What could I be missing? I've rebuilt both machines recently and I'm not total n00b to network mounting, but I'm not seeing it.

----------

## Hu

Are there any useful messages in the Samba logs on the server?

----------

## audiodef

I don't even have samba emerged (conflicts with mount-cifs).

----------

## Hu

If you have not installed Samba on the server, what are you using to serve incoming SMB/CIFS requests on that machine?

Based on the look of the packages, net-fs/mount-cifs appears to be based on an old version of Samba.  Newer versions of Samba have USE=client to provide /sbin/mount.cifs.

----------

## audiodef

I just tried unmerging mount-cifs and emerging samba with +client, and I'm getting the same error. 

I just know I'm missing something basic that I'll kick myself for.   :Razz: 

----------

## audiodef

I got rid of the mount-cifs package and emerged samba, started it, and I can get into home dirs. I just need to tweak the config for other dirs. 

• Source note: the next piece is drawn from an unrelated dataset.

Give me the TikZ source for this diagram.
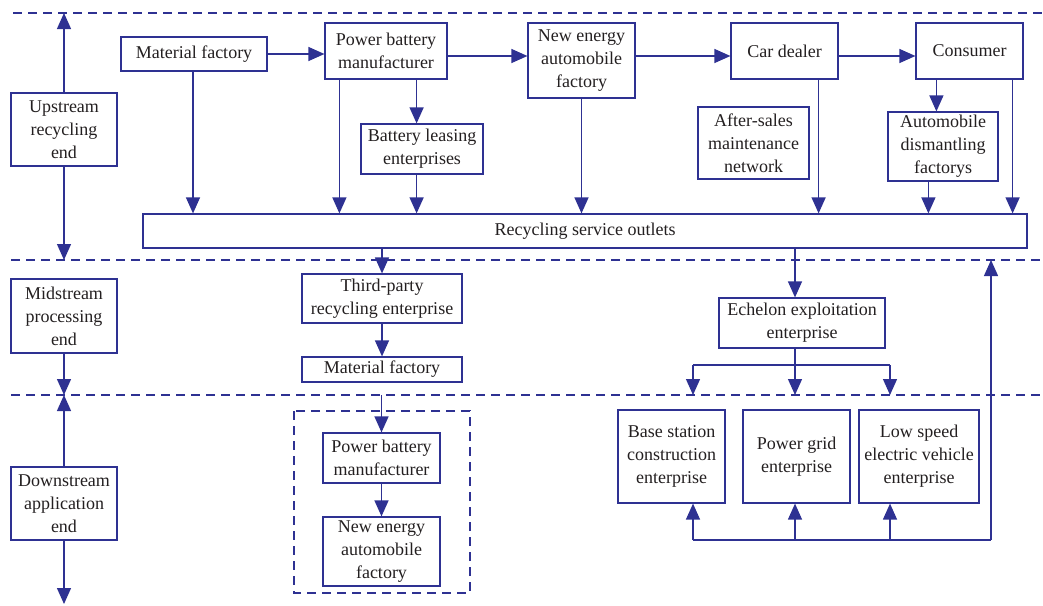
\documentclass[tikz,border=0pt]{standalone}
\usepackage{fontspec}
\setmainfont{Liberation Serif}
\usetikzlibrary{arrows.meta,calc}
\definecolor{lc}{RGB}{46,49,146}
\definecolor{tc}{RGB}{35,31,32}
\begin{document}
\begin{tikzpicture}[x=1pt,y=-1pt,
  box/.style={draw=lc,line width=1.2pt,inner sep=0pt,align=center,text=tc,
    font=\fontsize{18}{23}\selectfont},
  arr/.style={draw=lc,line width=1.3pt,-{Triangle[length=16pt,width=14pt]}},
  ln/.style={draw=lc,line width=1.3pt},
  dline/.style={draw=lc,line width=1.2pt,dash pattern=on 9pt off 6pt}]
\useasboundingbox (0,0) rectangle (1043,605);
% level coordinates
\coordinate (d1) at (0,13);
\coordinate (d2) at (0,260);
\coordinate (d3) at (0,395);
\coordinate (d4) at (0,604);
\coordinate (b1) at (0,540);
\coordinate (ka) at (693,365);
\coordinate (kb) at (795,365);
\coordinate (kc) at (890,365);
\coordinate (kr) at (991,365);
% dashed separators
\draw[dline] (13,13) -- (1043,13);
\draw[dline] (11,260) -- (1043,260);
\draw[dline] (11,395) -- (1043,395);
% left column
\node[box,minimum width=106pt,minimum height=73pt] (up) at (64,129.5) {Upstream\\recycling\\end};
\node[box,minimum width=106pt,minimum height=74pt] (mid) at (64,316) {Midstream\\processing\\end};
\node[box,minimum width=106pt,minimum height=73pt] (down) at (64,503.5) {Downstream\\application\\end};
\draw[arr] (up.north) -- (up.north |- d1);
\draw[arr] (up.south) -- (up.south |- d2);
\draw[arr] (mid.south) -- (mid.south |- d3);
\draw[arr] (down.north) -- (down.north |- d3);
\draw[arr] (down.south) -- (down.south |- d4);
% top row
\node[box,minimum width=146pt,minimum height=34pt] (mf1) at (194,54) {Material factory};
\node[box,minimum width=122pt,minimum height=56pt] (pb1) at (386,51) {Power battery\\manufacturer};
\node[box,minimum width=107pt,minimum height=75pt] (neaf1) at (581.5,60.5) {New energy\\automobile\\factory};
\node[box,minimum width=107pt,minimum height=56pt] (cd) at (784.5,51) {Car dealer};
\node[box,minimum width=107pt,minimum height=56pt] (cons) at (969.5,51) {Consumer};
\node[box,minimum width=122pt,minimum height=50pt] (bl) at (422,149) {Battery leasing\\enterprises};
\node[box,minimum width=111pt,minimum height=72pt] (asm) at (753.5,143) {After-sales\\maintenance\\network};
\node[box,minimum width=110pt,minimum height=69pt] (adf) at (943,146.5) {Automobile\\dismantling\\factorys};
\node[box,minimum width=884pt,minimum height=34pt] (ros) at (585,231) {Recycling service outlets};
% horizontal flow
\coordinate (h1) at ([yshift=-5pt]pb1.east);
\draw[arr] (mf1.east) -- (mf1.east -| pb1.west);
\draw[arr] (h1) -- (h1 -| neaf1.west);
\draw[arr] (neaf1.east |- h1) -- (cd.west |- h1);
\draw[arr] (cd.east |- h1) -- (cons.west |- h1);
% down to recycling outlets
\coordinate (pbL) at ([xshift=15pt]pb1.south west);
\coordinate (pbR) at ([xshift=-31pt]pb1.south east);
\coordinate (cdR) at ([xshift=-20pt]cd.south east);
\coordinate (coL) at ([xshift=21pt]cons.south west);
\coordinate (coR) at ([xshift=-11pt]cons.south east);
\coordinate (adL) at ([xshift=41pt]adf.south west);
\coordinate (mfD) at ([xshift=-1pt]mf1.south);
\draw[arr] (mfD) -- (mfD |- ros.north);
\draw[arr] (pbL) -- (pbL |- ros.north);
\draw[arr] (pbR) -- (pbR |- bl.north);
\draw[arr] (pbR |- bl.south) -- (pbR |- ros.north);
\draw[arr] (neaf1.south) -- (neaf1.south |- ros.north);
\draw[arr] (cdR) -- (cdR |- ros.north);
\draw[arr] (coL) -- (coL |- adf.north);
\draw[arr] (adL) -- (adL |- ros.north);
\draw[arr] (coR) -- (coR |- ros.north);
% midstream
\node[box,minimum width=160pt,minimum height=49pt] (tp) at (382,298.5) {Third-party\\recycling enterprise};
\node[box,minimum width=160pt,minimum height=25pt] (mf2) at (382,369.5) {Material factory};
\node[box,minimum width=166pt,minimum height=50pt] (ech) at (802,323) {Echelon exploitation\\enterprise};
\draw[arr] (tp.north |- ros.south) -- (tp.north);
\draw[arr] (tp.south) -- (mf2.north);
\draw[arr] (kb |- ros.south) -- (kb |- ech.north);
\draw[ln] (kb |- ech.south) -- (kb);
\draw[ln] (ka) -- (kc);
\draw[arr] (ka) -- (ka |- d3);
\draw[arr] (kb) -- (kb |- d3);
\draw[arr] (kc) -- (kc |- d3);
% downstream
\draw[dline] (294,411) rectangle (470,593);
\node[box,minimum width=117pt,minimum height=50pt] (pb2) at (381.5,458) {Power battery\\manufacturer};
\node[box,minimum width=117pt,minimum height=69pt] (neaf2) at (381.5,551.5) {New energy\\automobile\\factory};
\draw[arr] (pb2.north |- d3) -- (pb2.north);
\draw[arr] (pb2.south) -- (neaf2.north);
\node[box,minimum width=107pt,minimum height=93pt] (bs) at (671.5,456.5) {Base station\\construction\\enterprise};
\node[box,minimum width=107pt,minimum height=93pt] (pg) at (796.5,456.5) {Power grid\\enterprise};
\node[box,minimum width=120pt,minimum height=93pt] (ls) at (919,456.5) {Low speed\\electric vehicle\\enterprise};
\draw[ln] (ka |- b1) -- (kr |- b1);
\draw[arr] (ka |- b1) -- (ka |- bs.south);
\draw[arr] (kb |- b1) -- (kb |- pg.south);
\draw[arr] (kc |- b1) -- (kc |- ls.south);
\draw[arr] (kr |- b1) -- (kr |- d2);
\end{tikzpicture}
\end{document}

It seems like CIFS is a bit misleading about replacing samba, at least in practise.

----------

## Hu

How so?  The CIFS kernel module supersedes the SMB kernel module.  Both of them are designed to act as clients in a CIFS/SMB exchange with a remote server.  Samba is the primary source of SMB server services on Linux.

----------

## audiodef

Ah. I see I've simply misunderstood the relationship between CIFS and Samba, then. 

Thanks for responding, Hu. At least it's working. I just have to configure other share dirs now.   :Cool: 

----------